Here is what they did

Study 2 analyzed the original data for average delay-of-gratification times (out of 10 min) of 840 typically developing U.S. children in three birth cohorts from similar middle-high socioeconomic backgrounds in the late 1960s, 1980s, and 2000s, matched on age (3 to 5 years) at the time of testing.

Here is what they found

In contrast to popular belief, results revealed a linear increase in delay over time (p < .0001, ηp2 = .047), such that children in the 2000s waited on average 2 min longer than children in the 1960s, and 1 min longer than children in the 1980s. This pattern was robust with respect to age, sex, geography and sampling effects.

In other words, over time kids have been getting better and better at doing this test. This would suggest that successive generations will be having better long-term life outcomes.

Why is this happening?

They do have a suggestion …

We posit that increases in symbolic thought, technology, preschool education, and public attention to executive function skills have contributed to this finding, but caution that more research in diverse populations is needed to examine the generality of the findings and to identify causal factors.

What would Walter think of all this?

You might wonder what the originator of it all, the psychologist Walter Mischel who ran the first tests in the 1960s would make of this latest insight. Well wonder no more, because he is one of the authors of this new study. Over 50 years later he is still exploring this and still making new discoveries.

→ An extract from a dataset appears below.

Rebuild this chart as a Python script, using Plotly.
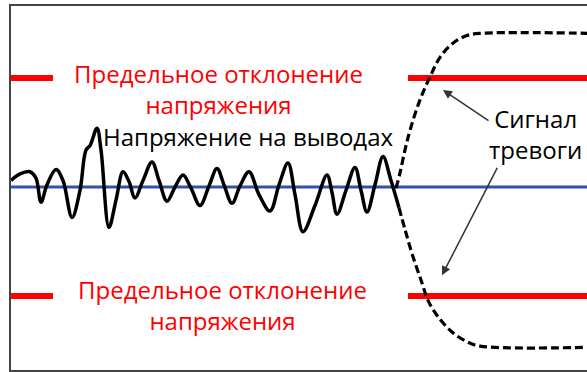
"""
Напряжение на выводах и сигнал тревоги
"""
import plotly.graph_objects as go

# Время (усл. ед.) и напряжение (в долях от предельного отклонения)
wave_t = [0, 9, 19, 25, 30, 36, 45, 52, 61, 69, 75, 79, 86, 90, 98, 105, 112, 118,
          124, 132, 141, 148, 156, 164, 172, 180, 189, 198, 206, 213, 221, 229, 238,
          248, 259, 268, 277, 284, 292, 304, 316, 321, 326, 335, 344, 350, 356, 364,
          372, 380, 388]
wave_v = [0.06, 0.12, 0.14, 0.08, -0.14, 0.02, 0.16, 0.06, -0.28, -0.03, 0.34, 0.38,
          0.54, 0.34, -0.37, -0.12, 0.14, 0.05, -0.10, 0.06, 0.23, 0.06, -0.13, 0.00,
          0.11, -0.01, -0.17, 0.01, 0.17, 0.02, -0.15, 0.01, 0.14, -0.07, -0.22, 0.02,
          0.22, -0.07, -0.41, -0.17, 0.11, -0.05, -0.25, -0.03, 0.18, -0.03, -0.23,
          0.02, 0.28, 0.06, -0.19]

alarm_up_t = [385, 389, 394, 399, 409, 419, 429, 442, 456, 469, 580]
alarm_up_v = [-0.01, 0.13, 0.34, 0.52, 0.80, 1.01, 1.19, 1.32, 1.39, 1.41, 1.41]

alarm_down_t = [388, 394, 402, 411, 417, 427, 441, 456, 469, 580]
alarm_down_v = [-0.19, -0.39, -0.64, -0.88, -1.04, -1.19, -1.33, -1.42, -1.46, -1.47]

limit_v = 1.0
limit_left_t = [0, 42]
limit_right_t = [397, 580]
t_range = [0, 589]
v_range = [-1.679, 1.661]

FONT = "Open Sans"
DASH = '8px,4px'

fig = go.Figure()

# Нулевая линия
fig.add_trace(go.Scatter(x=t_range, y=[0, 0], mode='lines',
                         line=dict(color='#3550a8', width=3)))

# Пределы отклонения
for seg in (limit_left_t, limit_right_t):
    for v in (limit_v, -limit_v):
        fig.add_trace(go.Scatter(x=seg, y=[v, v], mode='lines',
                                 line=dict(color='#ff0000', width=6)))

# Сигнал тревоги (пунктир)
fig.add_trace(go.Scatter(x=alarm_up_t, y=alarm_up_v, mode='lines',
                         line=dict(color='black', width=3.2, dash=DASH,
                                   shape='spline', smoothing=1)))
fig.add_trace(go.Scatter(x=alarm_down_t, y=alarm_down_v, mode='lines',
                         line=dict(color='black', width=3.2, dash=DASH,
                                   shape='spline', smoothing=1)))

# Напряжение на выводах
fig.add_trace(go.Scatter(x=wave_t, y=wave_v, mode='lines',
                         line=dict(color='black', width=3.5, shape='spline',
                                   smoothing=1)))

# Подписи
fig.add_annotation(x=207, y=0.90, text="Предельное отклонение<br>напряжения",
                   showarrow=False, font=dict(family=FONT, size=24, color='#ff0000'))
fig.add_annotation(x=211, y=-1.08, text="Предельное отклонение<br>напряжения",
                   showarrow=False, font=dict(family=FONT, size=24, color='#ff0000'))
fig.add_annotation(x=237, y=0.46, text="Напряжение на выводах",
                   showarrow=False, font=dict(family=FONT, size=24, color='black'))
fig.add_annotation(x=524, y=0.49, text="Сигнал<br>тревоги",
                   showarrow=False, font=dict(family=FONT, size=24, color='black'))

# Стрелки к сигналу тревоги
fig.add_annotation(x=432, y=0.89, ax=479, ay=0.60, axref='x', ayref='y',
                   text="", showarrow=True, arrowhead=2, arrowsize=1.2,
                   arrowwidth=1.5, arrowcolor='#333333')
fig.add_annotation(x=431, y=-0.81, ax=487, ay=0.19, axref='x', ayref='y',
                   text="", showarrow=True, arrowhead=2, arrowsize=1.2,
                   arrowwidth=1.5, arrowcolor='#333333')

# рамка открыта справа: область графика шире окна
fig.update_layout(
    width=600,
    height=372,
    margin=dict(l=11, r=0, t=6, b=2),
    showlegend=False,
    hovermode=False,
    plot_bgcolor='white',
    paper_bgcolor='white',
    xaxis=dict(range=t_range, showgrid=False, zeroline=False, showticklabels=False,
               showline=True, mirror=True, linecolor='#444444', linewidth=2),
    yaxis=dict(range=v_range, showgrid=False, zeroline=False, showticklabels=False,
               showline=True, linecolor='#444444', linewidth=2),
)

fig.write_html("out.html", config={'displayModeBar': False},
               post_script="document.body.style.margin='0';"
                           "document.body.style.overflow='hidden';")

Oh But Wait – What is really going on?

There is another new twist to all of this.

Published in May is a study titled “Revisiting the Marshmallow Test: A Conceptual Replication Investigating Links Between Early Delay of Gratification and Later Outcomes”.

These researchers replicated the test but scaled things up because they felt that previous tests had followed up with far too few kids …

we examined associations between performance on a modified version of the marshmallow test and later outcomes in a larger and more diverse sample of children

OK, so what did they discover by doing this?

There was a correlation between early delayed gratification and later life success … but … it may not in fact be a causal relationship.

Their data appears to suggest that the social and economic background of the child is what leads to them being better at delayed gratification, and hence for similar reasons, they also have a better life outcome.

Let’s talk specifics.

In the test there were kids with mothers who had a college degree. In that group, some dug in and had the marshmallows, and some waited, yet when it comes to long term life outcomes, for that group it made no different. Those who waited and those who dug in all did just as well.

Flip that coin over and look at the kids whose mother does not have a college degree. What did that reveal? Again a similar pattern prevailed. When you compare those that dug in to those that did not, there were similar outcomes.

If you live in a poorer household then delayed gratification might not be beneficial. While there might be treats today, there is no certainty that there will be treats tomorrow, so you tuck in. In the far more affluent context, delayed gratification makes more sense because you can then be certain that the promised better treat tomorrow will be there. Poverty can be a factor that leads to a tendency to opt for short-term rewards.

Bottom Line: We may in fact have been completely fooling ourselves into thinking that developing delayed gratification skills will lead to better life outcomes. It appears to be circumstances and not delayed gratification that leads to a better outcome, and for the exact same reason circumstances also leads to a better life outcome.

It turns out that it is all rather a lot more complicated and that the previous easy answers are not so simple after all.